**** MATERIAL ****

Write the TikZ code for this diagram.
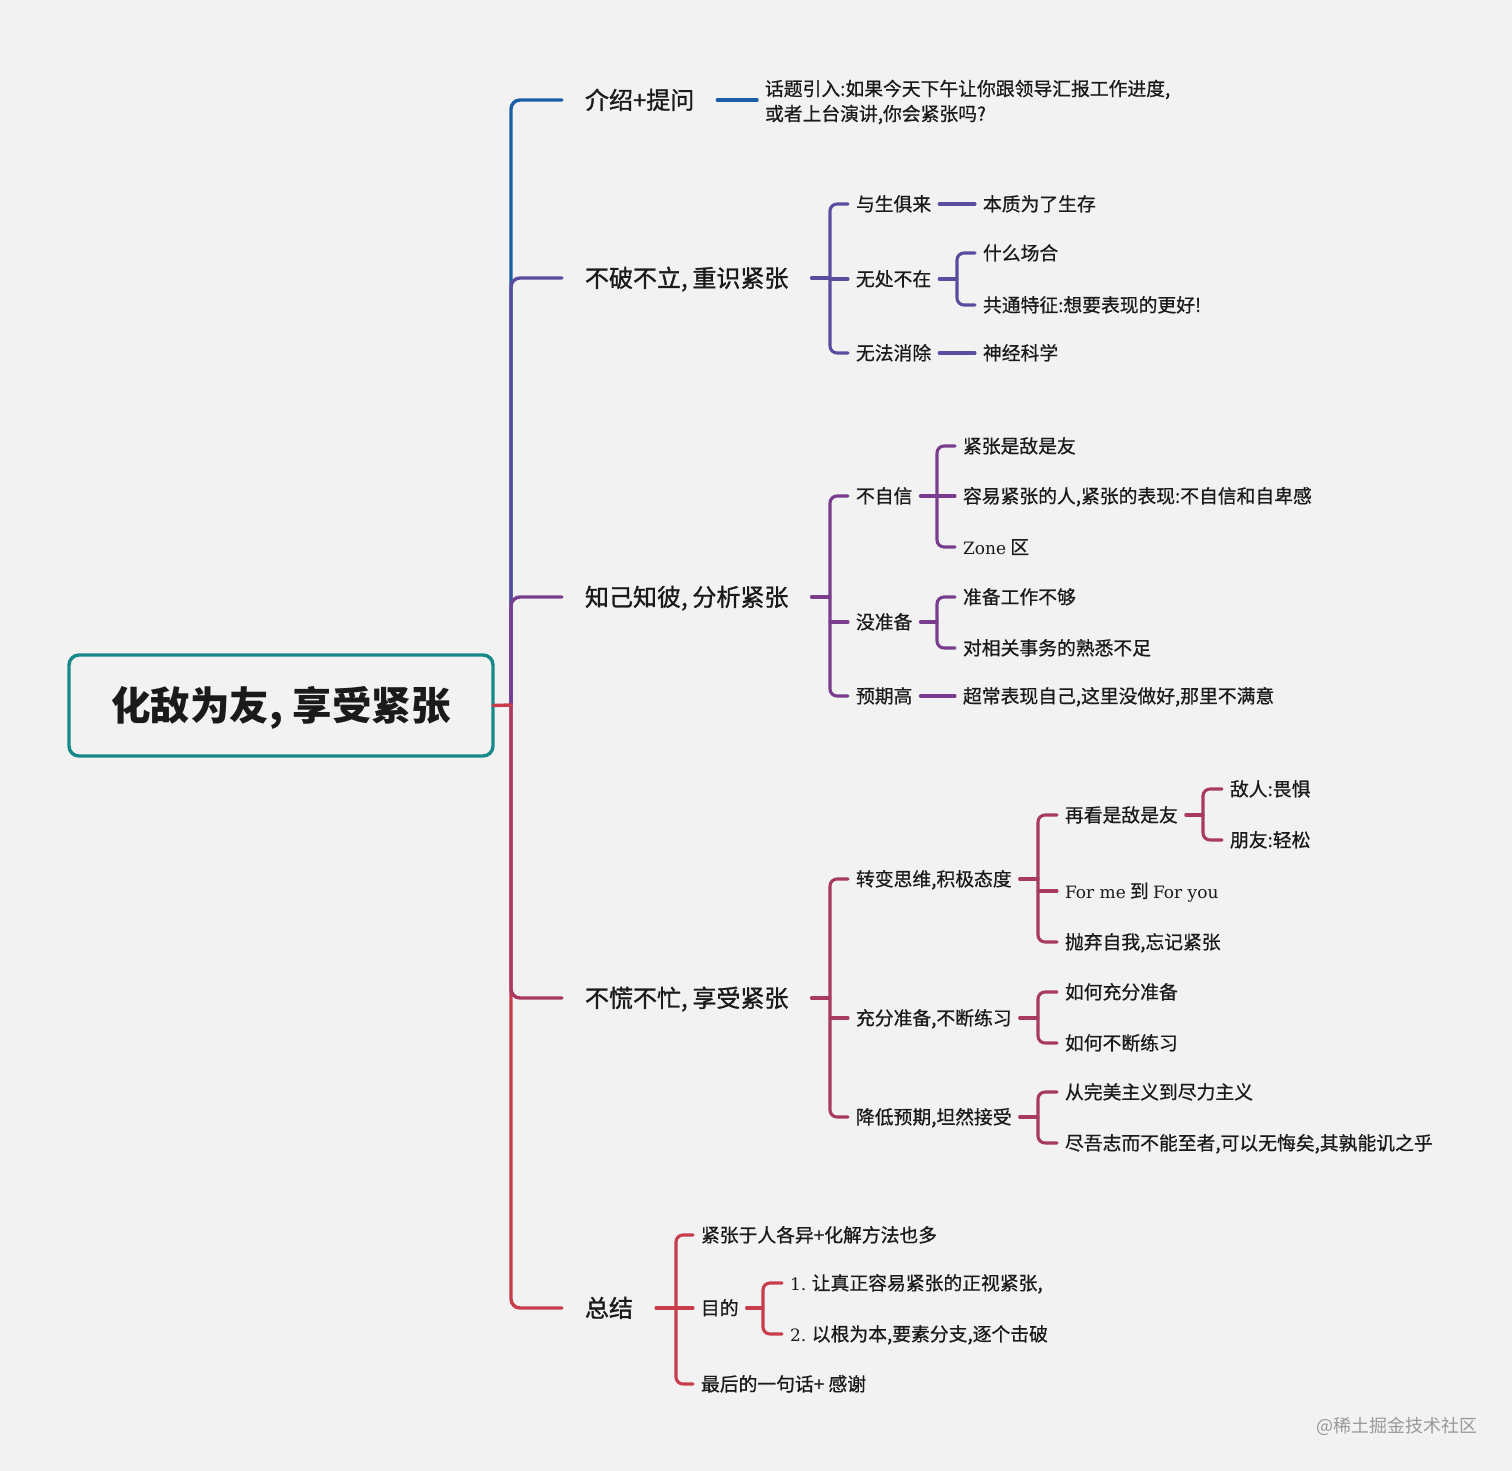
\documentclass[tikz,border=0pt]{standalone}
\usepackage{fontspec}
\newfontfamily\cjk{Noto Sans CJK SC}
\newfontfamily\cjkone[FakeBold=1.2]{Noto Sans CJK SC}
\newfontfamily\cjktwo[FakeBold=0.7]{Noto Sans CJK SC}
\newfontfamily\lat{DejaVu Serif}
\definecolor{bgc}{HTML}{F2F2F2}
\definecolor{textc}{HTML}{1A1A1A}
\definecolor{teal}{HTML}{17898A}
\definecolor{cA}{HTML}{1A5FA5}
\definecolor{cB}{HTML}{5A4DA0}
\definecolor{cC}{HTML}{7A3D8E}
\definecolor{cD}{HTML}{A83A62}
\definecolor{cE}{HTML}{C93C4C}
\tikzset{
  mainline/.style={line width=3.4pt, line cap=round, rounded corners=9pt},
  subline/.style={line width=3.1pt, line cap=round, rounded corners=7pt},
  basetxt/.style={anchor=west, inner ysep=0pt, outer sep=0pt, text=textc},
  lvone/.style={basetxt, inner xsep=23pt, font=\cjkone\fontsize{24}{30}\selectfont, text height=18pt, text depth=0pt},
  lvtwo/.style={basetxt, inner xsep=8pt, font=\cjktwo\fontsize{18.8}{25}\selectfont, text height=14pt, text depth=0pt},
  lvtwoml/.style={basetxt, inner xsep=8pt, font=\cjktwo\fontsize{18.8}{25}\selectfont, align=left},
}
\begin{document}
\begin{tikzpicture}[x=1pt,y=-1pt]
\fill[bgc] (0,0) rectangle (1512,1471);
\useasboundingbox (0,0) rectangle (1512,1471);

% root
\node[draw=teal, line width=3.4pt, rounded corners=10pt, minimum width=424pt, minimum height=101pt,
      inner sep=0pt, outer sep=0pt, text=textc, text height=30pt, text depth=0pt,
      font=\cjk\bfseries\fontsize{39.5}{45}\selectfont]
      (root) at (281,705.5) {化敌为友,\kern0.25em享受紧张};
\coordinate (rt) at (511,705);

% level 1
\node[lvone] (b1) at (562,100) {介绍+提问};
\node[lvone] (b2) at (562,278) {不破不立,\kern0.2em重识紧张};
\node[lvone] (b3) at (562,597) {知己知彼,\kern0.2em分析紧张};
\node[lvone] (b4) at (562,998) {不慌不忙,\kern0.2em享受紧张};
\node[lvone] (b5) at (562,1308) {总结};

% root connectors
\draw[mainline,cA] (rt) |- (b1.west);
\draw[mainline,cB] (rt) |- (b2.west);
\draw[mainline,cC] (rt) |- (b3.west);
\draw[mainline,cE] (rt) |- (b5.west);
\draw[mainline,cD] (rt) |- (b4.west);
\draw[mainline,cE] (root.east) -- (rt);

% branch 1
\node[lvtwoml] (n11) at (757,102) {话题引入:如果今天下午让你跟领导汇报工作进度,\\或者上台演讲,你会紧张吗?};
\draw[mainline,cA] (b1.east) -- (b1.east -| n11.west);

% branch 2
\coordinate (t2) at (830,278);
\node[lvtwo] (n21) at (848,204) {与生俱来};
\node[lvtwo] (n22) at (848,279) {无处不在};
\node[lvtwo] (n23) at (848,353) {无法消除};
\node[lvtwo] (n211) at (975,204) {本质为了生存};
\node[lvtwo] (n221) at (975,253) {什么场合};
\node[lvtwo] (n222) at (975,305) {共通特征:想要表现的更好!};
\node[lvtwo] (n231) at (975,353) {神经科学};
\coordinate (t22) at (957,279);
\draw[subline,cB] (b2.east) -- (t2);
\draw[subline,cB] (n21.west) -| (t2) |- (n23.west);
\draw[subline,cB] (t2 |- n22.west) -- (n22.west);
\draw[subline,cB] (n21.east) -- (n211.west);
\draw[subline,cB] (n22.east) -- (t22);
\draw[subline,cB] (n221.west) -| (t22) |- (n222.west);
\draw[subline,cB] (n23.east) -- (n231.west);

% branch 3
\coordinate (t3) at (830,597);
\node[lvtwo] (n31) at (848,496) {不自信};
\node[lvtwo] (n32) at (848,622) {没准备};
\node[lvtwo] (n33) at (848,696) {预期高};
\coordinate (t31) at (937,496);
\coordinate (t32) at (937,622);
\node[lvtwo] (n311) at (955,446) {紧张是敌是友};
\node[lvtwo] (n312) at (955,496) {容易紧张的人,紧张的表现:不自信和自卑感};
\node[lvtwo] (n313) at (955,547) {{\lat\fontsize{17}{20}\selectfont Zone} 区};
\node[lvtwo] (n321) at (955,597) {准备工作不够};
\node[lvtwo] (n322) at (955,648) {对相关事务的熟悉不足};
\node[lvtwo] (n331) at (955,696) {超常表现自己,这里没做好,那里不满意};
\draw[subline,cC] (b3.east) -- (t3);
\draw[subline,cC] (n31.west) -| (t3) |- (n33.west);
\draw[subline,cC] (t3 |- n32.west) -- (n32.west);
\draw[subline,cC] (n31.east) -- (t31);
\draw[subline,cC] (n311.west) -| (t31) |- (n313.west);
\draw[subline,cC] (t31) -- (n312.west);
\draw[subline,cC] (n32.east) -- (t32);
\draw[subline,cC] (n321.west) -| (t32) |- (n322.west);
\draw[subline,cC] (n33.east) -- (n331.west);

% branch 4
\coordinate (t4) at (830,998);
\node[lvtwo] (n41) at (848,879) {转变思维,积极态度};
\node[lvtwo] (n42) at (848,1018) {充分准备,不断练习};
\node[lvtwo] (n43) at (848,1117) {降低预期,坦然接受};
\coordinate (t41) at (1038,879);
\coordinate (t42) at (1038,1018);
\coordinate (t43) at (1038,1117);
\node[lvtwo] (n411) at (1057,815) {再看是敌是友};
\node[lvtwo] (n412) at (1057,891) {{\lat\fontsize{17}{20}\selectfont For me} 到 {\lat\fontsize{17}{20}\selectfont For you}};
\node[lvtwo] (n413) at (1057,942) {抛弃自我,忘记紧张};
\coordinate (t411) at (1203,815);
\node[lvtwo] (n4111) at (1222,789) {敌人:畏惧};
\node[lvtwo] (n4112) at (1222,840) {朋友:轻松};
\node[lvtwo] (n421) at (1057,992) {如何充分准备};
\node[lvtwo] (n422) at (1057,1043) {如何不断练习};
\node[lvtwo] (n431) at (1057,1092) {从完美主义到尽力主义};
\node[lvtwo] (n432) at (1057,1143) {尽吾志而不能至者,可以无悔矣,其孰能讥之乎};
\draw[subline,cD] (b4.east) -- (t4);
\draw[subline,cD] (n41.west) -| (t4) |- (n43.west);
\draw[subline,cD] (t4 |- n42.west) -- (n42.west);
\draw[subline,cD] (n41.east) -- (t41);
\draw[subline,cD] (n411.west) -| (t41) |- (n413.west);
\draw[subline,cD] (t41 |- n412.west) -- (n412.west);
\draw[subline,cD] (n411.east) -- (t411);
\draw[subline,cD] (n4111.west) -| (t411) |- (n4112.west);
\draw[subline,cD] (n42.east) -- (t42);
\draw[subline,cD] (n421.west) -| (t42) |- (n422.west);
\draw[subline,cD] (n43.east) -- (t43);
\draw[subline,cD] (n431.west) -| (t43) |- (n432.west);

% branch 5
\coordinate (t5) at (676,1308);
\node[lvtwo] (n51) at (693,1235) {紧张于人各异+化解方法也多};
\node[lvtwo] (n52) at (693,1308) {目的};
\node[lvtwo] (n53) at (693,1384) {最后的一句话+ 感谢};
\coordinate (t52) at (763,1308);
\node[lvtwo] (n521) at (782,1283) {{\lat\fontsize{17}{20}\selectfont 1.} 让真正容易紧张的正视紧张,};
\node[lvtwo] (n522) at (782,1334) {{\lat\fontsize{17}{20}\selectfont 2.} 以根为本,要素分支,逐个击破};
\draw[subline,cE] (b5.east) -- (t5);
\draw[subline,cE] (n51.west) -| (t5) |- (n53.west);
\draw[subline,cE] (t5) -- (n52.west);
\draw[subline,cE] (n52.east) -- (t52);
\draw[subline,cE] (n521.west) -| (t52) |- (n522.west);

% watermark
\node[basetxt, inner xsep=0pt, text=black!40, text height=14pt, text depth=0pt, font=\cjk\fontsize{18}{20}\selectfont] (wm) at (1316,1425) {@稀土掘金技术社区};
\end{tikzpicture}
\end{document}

****

WORK TO BE COMPLETED: Give again exactly the lines running from the beginning of the material above through the line that contains "(rt) at (511,705);", and leave out every picture.

TASK SOLUTION:
Write the TikZ code for this diagram.
\documentclass[tikz,border=0pt]{standalone}
\usepackage{fontspec}
\newfontfamily\cjk{Noto Sans CJK SC}
\newfontfamily\cjkone[FakeBold=1.2]{Noto Sans CJK SC}
\newfontfamily\cjktwo[FakeBold=0.7]{Noto Sans CJK SC}
\newfontfamily\lat{DejaVu Serif}
\definecolor{bgc}{HTML}{F2F2F2}
\definecolor{textc}{HTML}{1A1A1A}
\definecolor{teal}{HTML}{17898A}
\definecolor{cA}{HTML}{1A5FA5}
\definecolor{cB}{HTML}{5A4DA0}
\definecolor{cC}{HTML}{7A3D8E}
\definecolor{cD}{HTML}{A83A62}
\definecolor{cE}{HTML}{C93C4C}
\tikzset{
  mainline/.style={line width=3.4pt, line cap=round, rounded corners=9pt},
  subline/.style={line width=3.1pt, line cap=round, rounded corners=7pt},
  basetxt/.style={anchor=west, inner ysep=0pt, outer sep=0pt, text=textc},
  lvone/.style={basetxt, inner xsep=23pt, font=\cjkone\fontsize{24}{30}\selectfont, text height=18pt, text depth=0pt},
  lvtwo/.style={basetxt, inner xsep=8pt, font=\cjktwo\fontsize{18.8}{25}\selectfont, text height=14pt, text depth=0pt},
  lvtwoml/.style={basetxt, inner xsep=8pt, font=\cjktwo\fontsize{18.8}{25}\selectfont, align=left},
}
\begin{document}
\begin{tikzpicture}[x=1pt,y=-1pt]
\fill[bgc] (0,0) rectangle (1512,1471);
\useasboundingbox (0,0) rectangle (1512,1471);

% root
\node[draw=teal, line width=3.4pt, rounded corners=10pt, minimum width=424pt, minimum height=101pt,
      inner sep=0pt, outer sep=0pt, text=textc, text height=30pt, text depth=0pt,
      font=\cjk\bfseries\fontsize{39.5}{45}\selectfont]
      (root) at (281,705.5) {化敌为友,\kern0.25em享受紧张};
\coordinate (rt) at (511,705);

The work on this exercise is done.